A standard state MVR returns the previous 3 years of conviction history for non-CDL drivers and 3 years for CDL drivers in most states; some states return 5, 7, or even 10 years on request. The 49 CFR §391.25 annual review only requires the prior 12 months, but the §391.23 pre-employment investigation requires every state where the driver held a license during the prior 3 years.

Each state DMV controls how far back its MVR product reaches. The most common public-record window is 3 years for moving violations and 3-5 years for serious violations and DUIs. A handful of states (Florida, New York, Texas) offer extended-history MVR products that look back 7 or 10 years for an additional fee.

For pre-employment under 49 CFR §391.23(a), the regulation explicitly requires "the violation record" for every state where the driver held a license or permit during the preceding 3 years.
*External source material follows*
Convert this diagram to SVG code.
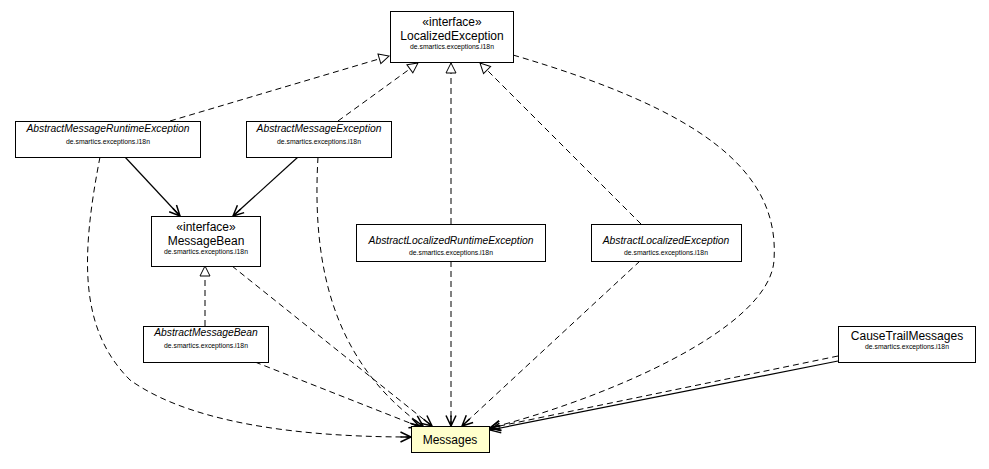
<svg xmlns="http://www.w3.org/2000/svg" width="989" height="469" viewBox="0 0 989 469">
<style>
.box{fill:#fff;stroke:#000;stroke-width:1}
.msg{fill:#ffffcc;stroke:#000;stroke-width:1}
.t{font-family:"Liberation Sans",Arial,sans-serif;font-size:12px;fill:#000;text-anchor:middle}
.i{font-family:"Liberation Sans",Arial,sans-serif;font-size:10.3px;font-style:italic;fill:#000;text-anchor:middle}
.p{font-family:"Liberation Sans",Arial,sans-serif;font-size:6.8px;fill:#000;text-anchor:middle}
.dash{fill:none;stroke:#000;stroke-width:1;stroke-dasharray:6 4}
.solid{fill:none;stroke:#000;stroke-width:1.2}
</style>
<defs>
<marker id="tri" viewBox="-1 -1 12 12" markerWidth="12" markerHeight="12" refX="10" refY="5" orient="auto" markerUnits="userSpaceOnUse">
<path d="M0,0 L10,5 L0,10 Z" fill="#fff" stroke="#000" stroke-width="1"/>
</marker>
<marker id="arr" viewBox="-1 -1 13 12" markerWidth="13" markerHeight="12" refX="10.5" refY="5" orient="auto" markerUnits="userSpaceOnUse">
<path d="M0,0 L10.5,5 L0,10 M0,5 L10.5,5" fill="none" stroke="#000" stroke-width="1.5"/>
</marker>
</defs>
<g id="connectors">
<path class="dash" d="M170,121 L389,56" marker-end="url(#tri)"/>
<path class="dash" d="M338,121 L418,63" marker-end="url(#tri)"/>
<path class="dash" d="M451,224 L451,63" marker-end="url(#tri)"/>
<path class="dash" d="M641,224 L480,63" marker-end="url(#tri)"/>
<path class="dash" d="M205,326 L205,266" marker-end="url(#tri)"/>
<path class="solid" d="M125,157 L180,216" marker-end="url(#arr)"/>
<path class="solid" d="M298,157 L233,216" marker-end="url(#arr)"/>
<path class="dash" d="M513,55 C700,110 780,170 774,260 C770,330 600,400 490,428" marker-end="url(#arr)"/>
<path class="dash" d="M100,157 C80,260 80,330 130,380 C200,430 330,437 411,437" marker-end="url(#arr)"/>
<path class="dash" d="M318,157 C312,260 330,360 423,426" marker-end="url(#arr)"/>
<path class="dash" d="M232,266 L432,426" marker-end="url(#arr)"/>
<path class="dash" d="M255,362 L420,427" marker-end="url(#arr)"/>
<path class="dash" d="M451,261 L451,426" marker-end="url(#arr)"/>
<path class="dash" d="M640,261 L462,426" marker-end="url(#arr)"/>
<path class="dash" d="M838,356 L490,428" marker-end="url(#arr)"/>
<path class="solid" d="M838,361 L490,430" marker-end="url(#arr)"/>
</g>
<g id="LocalizedException">
<rect class="box" x="390.5" y="11.5" width="123" height="51"/>
<text class="t" x="452" y="26">«interface»</text>
<text class="t" x="452" y="40">LocalizedException</text>
<text class="p" x="452" y="49">de.smartics.exceptions.i18n</text>
</g>
<g id="AbstractMessageRuntimeException">
<rect class="box" x="15.5" y="121.5" width="185" height="36"/>
<text class="i" x="108" y="132">AbstractMessageRuntimeException</text>
<text class="p" x="108" y="144">de.smartics.exceptions.i18n</text>
</g>
<g id="AbstractMessageException">
<rect class="box" x="246.5" y="121.5" width="145" height="36"/>
<text class="i" x="319" y="132">AbstractMessageException</text>
<text class="p" x="319" y="144">de.smartics.exceptions.i18n</text>
</g>
<g id="MessageBean">
<rect class="box" x="151.5" y="216.5" width="109" height="50"/>
<text class="t" x="206" y="231">«interface»</text>
<text class="t" x="206" y="245">MessageBean</text>
<text class="p" x="206" y="254">de.smartics.exceptions.i18n</text>
</g>
<g id="AbstractLocalizedRuntimeException">
<rect class="box" x="356.5" y="224.5" width="189" height="37"/>
<text class="i" x="451" y="244">AbstractLocalizedRuntimeException</text>
<text class="p" x="451" y="255">de.smartics.exceptions.i18n</text>
</g>
<g id="AbstractLocalizedException">
<rect class="box" x="591.5" y="224.5" width="150" height="37"/>
<text class="i" x="666" y="244">AbstractLocalizedException</text>
<text class="p" x="666" y="255">de.smartics.exceptions.i18n</text>
</g>
<g id="AbstractMessageBean">
<rect class="box" x="143.5" y="326.5" width="125" height="36"/>
<text class="i" x="206" y="336">AbstractMessageBean</text>
<text class="p" x="206" y="348">de.smartics.exceptions.i18n</text>
</g>
<g id="CauseTrailMessages">
<rect class="box" x="838.5" y="326.5" width="137" height="36"/>
<text class="t" x="907" y="340">CauseTrailMessages</text>
<text class="p" x="907" y="349">de.smartics.exceptions.i18n</text>
</g>
<g id="Messages">
<rect class="msg" x="411.5" y="426.5" width="78" height="26"/>
<text class="t" x="450" y="444">Messages</text>
</g>
</svg>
So the floor is 3 years, but in practice a carrier orders the longest history product the source state offers — extra history at the same fee is rarely refused.

For the §391.25 annual review, only the most recent 12 months matter. Many carriers still order 3-year MVRs annually so the history file accumulates without a separate ad-hoc pull when an investigator asks for it.

CDLIS history reaches back to 1996 for any state where the driver has held a CDL — older non-CDL license history is not in scope. State DMVs preserve their own license-history records on a longer horizon (often life-of-license), but the public-record MVR product is windowed by state law.